Am 4. Dezember 2003, dem 14. Jahrestag der Besetzung der Leipziger Bezirksverwaltung für Staatssicherheit, sind Regina Kaiser und Uwe Karlstedt in der Gedenkstätte Museum in der "Runden Ecke" zu Gast, um mit dem Publikum über ihre Lebensgeschichte zu diskutieren. Seit mehreren Jahren ist diese Geschichte eine gemeinsame. Im Sommer 1981 war Regina Kaiser von Hohenschönhausen

in die Frauen-Strafvollzugsanstalt Hoheneck verlegt und 1984 von der Bundesrepublik freigekauft worden. Nachdem sie 16 Jahre keinen Kontakt zu ihm gehabt hatte, spürte sie ihren früheren Vernehmer 1997 wieder auf. Die Staatssicherheit war längst aufgelöst, Deutschland wiedervereinigt worden. Die Liebe von Regina Kaiser und Uwe Karlstedt aber hatte offenbar die Jahre überdauert.

Heute leben die beiden zusammen und haben ein Buch geschrieben, in dem sie sich klar zu werden versuchen, wie sie sich einst als Feinde gegenüberstehen und doch ineinander verlieben konnten.

Kritische Fragen zum Umgang mit Betroffenen und Repräsentanten der SED-Diktatur

Besonderes Augenmerk soll während des Podiumsgesprächs der Frage gelten, wie sich Regina Kaiser und Uwe Karlstedt mit ihrer so unterschiedlichen Vergangenheit auseinandersetzen und mit den ideologischen Gegensätzen, die früher ihr Leben prägten, umgehen. Die Geschichte des Paares ist ein wohl einmaliges und geradezu extremes Beispiel für den Prozess der persönlichen Aufarbeitung von Diktaturerfahrungen und den Umgang von "Tätern" und Betroffenen miteinander. Uwe Karlstedt gehört dabei zu den wenigen ehemaligen MfS-Angehörigen, die ihre frühere Tätigkeit bewusst und kritisch reflektieren.

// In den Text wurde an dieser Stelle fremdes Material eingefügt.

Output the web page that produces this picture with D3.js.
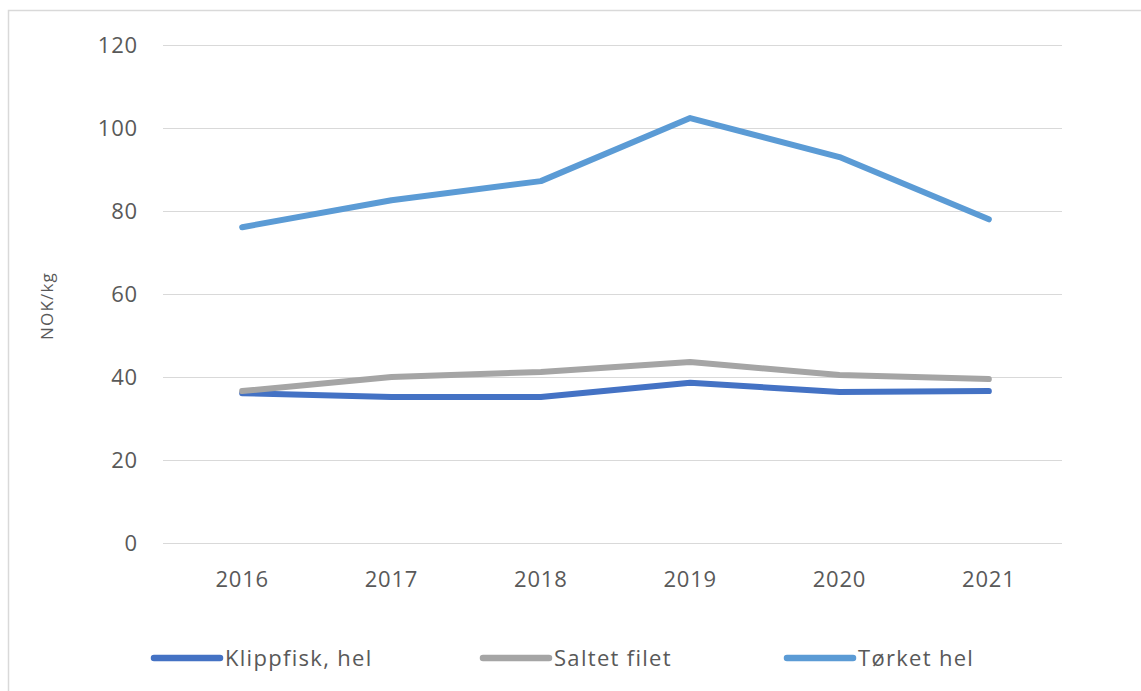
<!DOCTYPE html>
<html>
<head>
<meta charset="utf-8">
<script src="https://cdn.jsdelivr.net/npm/d3@7"></script>
<style>
  body { margin: 0; background: #fff; }
  svg { display: block; }
</style>
</head>
<body>
<svg id="chart" width="1141" height="691"></svg>
<script>
// data
const years = ["2016", "2017", "2018", "2019", "2020", "2021"];
const klippfisk = [36.1, 35.2, 35.2, 38.6, 36.4, 36.6];
const saltet = [36.6, 40.0, 41.2, 43.6, 40.5, 39.5];
const torket = [76.1, 82.6, 87.2, 102.4, 93.0, 78.0];
const yTicks = [0, 20, 40, 60, 80, 100, 120];

const series = [
  {name: "Klippfisk, hel", values: klippfisk, color: "#4472C4", lx: 154},
  {name: "Saltet filet", values: saltet, color: "#A5A5A5", lx: 483},
  {name: "Tørket hel", values: torket, color: "#5B9BD5", lx: 787}
];

const svg = d3.select("#chart");
const tickFont = "'Open Sans', 'DejaVu Sans', sans-serif";

// outer frame (runs off the right and bottom edge)
svg.append("rect")
  .attr("x", 8.5).attr("y", 10.5)
  .attr("width", 1200).attr("height", 800)
  .attr("fill", "none")
  .attr("stroke", "#d9d9d9")
  .attr("stroke-width", 1.5);

const x = d3.scalePoint()
  .domain(years)
  .range([167.5, 1063.5])
  .padding(0.5);

const y = d3.scaleLinear()
  .domain([0, 120])
  .range([543, 45]);

// gridlines
svg.append("g")
  .selectAll("line")
  .data(yTicks)
  .enter()
  .append("line")
  .attr("x1", 163).attr("x2", 1062)
  .attr("y1", d => y(d) + 0.5).attr("y2", d => y(d) + 0.5)
  .attr("stroke", "#d9d9d9")
  .attr("stroke-width", 1.2);

// y tick labels
svg.append("g")
  .selectAll("text")
  .data(yTicks)
  .enter()
  .append("text")
  .attr("x", 138)
  .attr("y", d => y(d))
  .attr("dy", "0.35em")
  .attr("text-anchor", "end")
  .style("font-family", tickFont)
  .style("font-size", "22px")
  .style("letter-spacing", "0.8px")
  .style("fill", "#595959")
  .text(d => d);

// x tick labels
svg.append("g")
  .selectAll("text")
  .data(years)
  .enter()
  .append("text")
  .attr("x", d => x(d))
  .attr("y", 579)
  .attr("dy", "0.35em")
  .attr("text-anchor", "middle")
  .style("font-family", tickFont)
  .style("font-size", "22px")
  .style("letter-spacing", "0.8px")
  .style("fill", "#595959")
  .text(d => d);

// axis title
svg.append("text")
  .attr("transform", "translate(47,306) rotate(-90)")
  .attr("text-anchor", "middle")
  .attr("dy", "0.35em")
  .style("font-family", tickFont)
  .style("font-size", "17px")
  .style("letter-spacing", "1.2px")
  .style("fill", "#595959")
  .text("NOK/kg");

// lines
const line = d3.line()
  .x((d, i) => x(years[i]))
  .y(d => y(d));

svg.append("g")
  .selectAll("path")
  .data(series)
  .enter()
  .append("path")
  .attr("d", d => line(d.values))
  .attr("fill", "none")
  .attr("stroke", d => d.color)
  .attr("stroke-width", 6)
  .attr("stroke-linecap", "round")
  .attr("stroke-linejoin", "round");

// legend
const legend = svg.append("g")
  .selectAll("g")
  .data(series)
  .enter()
  .append("g")
  .attr("transform", d => "translate(" + d.lx + ",658)");

legend.append("line")
  .attr("x1", 0).attr("x2", 66)
  .attr("y1", 0).attr("y2", 0)
  .attr("stroke", d => d.color)
  .attr("stroke-width", 6.5)
  .attr("stroke-linecap", "round");

legend.append("text")
  .attr("x", 71)
  .attr("y", 0)
  .attr("dy", "0.35em")
  .style("font-family", tickFont)
  .style("font-size", "22px")
  .style("letter-spacing", "1.3px")
  .style("fill", "#595959")
  .text(d => d.name);
</script>
</body>
</html>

Anlässlich des Jahrestages der Stasi-Besetzung hat das Bürgerkomitee zwei Menschen eingeladen, deren Lebenswege sich ohne das Ende der DDR und die Auflösung der Staatssicherheit wohl nie wieder gekreuzt hätten. Erst mit dem Sturz der SED-Diktatur standen sich Regina Kaiser und Uwe Karlstedt plötzlich nicht mehr als Gegner und Vertreter des kommunistischen Systems gegenüber, sondern konnten gemeinsam beginnen, ihre Vergangenheit aufzuarbeiten.

Die Veranstaltung soll das diktatorische System der DDR nicht beschönigen, sondern auch kritische Fragen an die beiden Autoren zulassen. Zu Beginn der Veranstaltung zeigt das Bürgerkomitee daher Ausschnitte aus Dokumentarfilmen, die ein Bild vom tausendfach erlebten, für die meisten Insassen unerträglichen Haftalltag in den Gefängnissen des Ministeriums für Staatssicherheit zeichnen. Den Abend moderiert Johannes Beleites, der ausführlich zur MfS-Untersuchungshaft geforscht und publiziert hat.

Die Veranstaltung beginnt 19.00 Uhr im ehemaligen Stasi-Kinosaal.